SAG-AFTRA President Ken Howard died today in his home near L.A., the union announced. He was 71. No cause of death was given, though rumors of his ill health had been circulating earlier this year.
The Emmy- and Tony-winning actor first was elected head of the Screen Actors Guild in 2009 and became one of the co-Presidents of the merged union when SAG and AFTRA finally formally joined in 2012. Howard become the sole leader of the 160,000-member union in 2013 and was re-elected last year.
Following protocol, SAG-AFTRA Executive Vice President Gabrielle Carteris now is Acting President of the union. The former 90210 actress and longtime union activist was elected EVP of the melded union in September 2013 and also re-elected last year.
Kenneth Joseph Howard Jr was born on March 28, 1944, in El Centro, CA. Long before getting in front of the camera, he was a page at NBC’s The Tonight Show With Johnny Carson in NYC while on his summer breaks from Amherst College. He later graduated from Yale.
In 1968, Howard made his Broadway debut in Neil Simon’s Promises, Promises. Two years later, he won a Tony for his role as a school gym teacher at a Catholic boys’ school in Robert Marasco’s Child’s Play. He starred in two groundbreaking presidential musicals — first in 1969 as Thomas Jefferson in 1776 (which is being revived in concert form next week at City Center) and then in 1976 as the President in Leonard Bernstein and Alan Jay Lerner’s 1600 Pennsylvania Avenue.
Howard most recently seen on the big screen in last year’s Joy and The Wedding Ringer and 2014’s The Judge with Robert Downey Jr. and Robert Duvall,
Originally known on the small screen for his role as an NBA player-turned-inner-city high school coach in CBS’ The White Shadow from 1978-81, Howard found a new generation of viewers with his appearances on NBC’s 30 Rock as the CEO of Kabletown. He also was a regular on the hit ’80s soap Dynasty and its spinoff The Colbys. In 2009, just before becoming SAG boss, Howard won a Primetime Emmy for his supporting actor role on HBO’s Grey Gardens.
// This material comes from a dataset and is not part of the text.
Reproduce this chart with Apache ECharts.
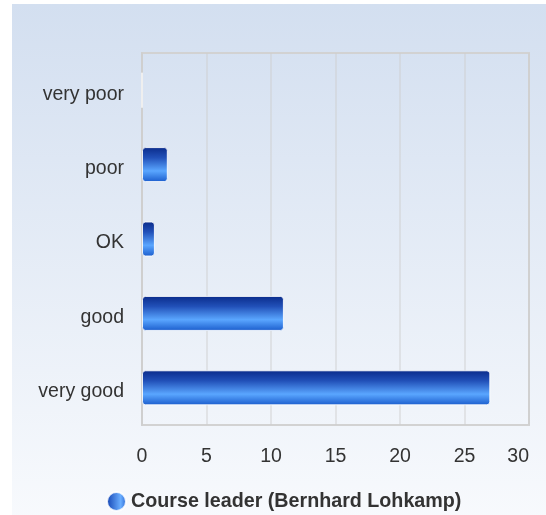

On the night of his solid re-election last August 20, Howard said that “serving the members of Screen Actors Guild and now SAG-AFTRA has been one of the greatest privileges of my life as an actor.” The union said Wednesday that “in lieu of flowers, remembrance contributions may be made to the SAG-AFTRA Foundation and the Onyx and Breezy Foundation for the Welfare of Animals.”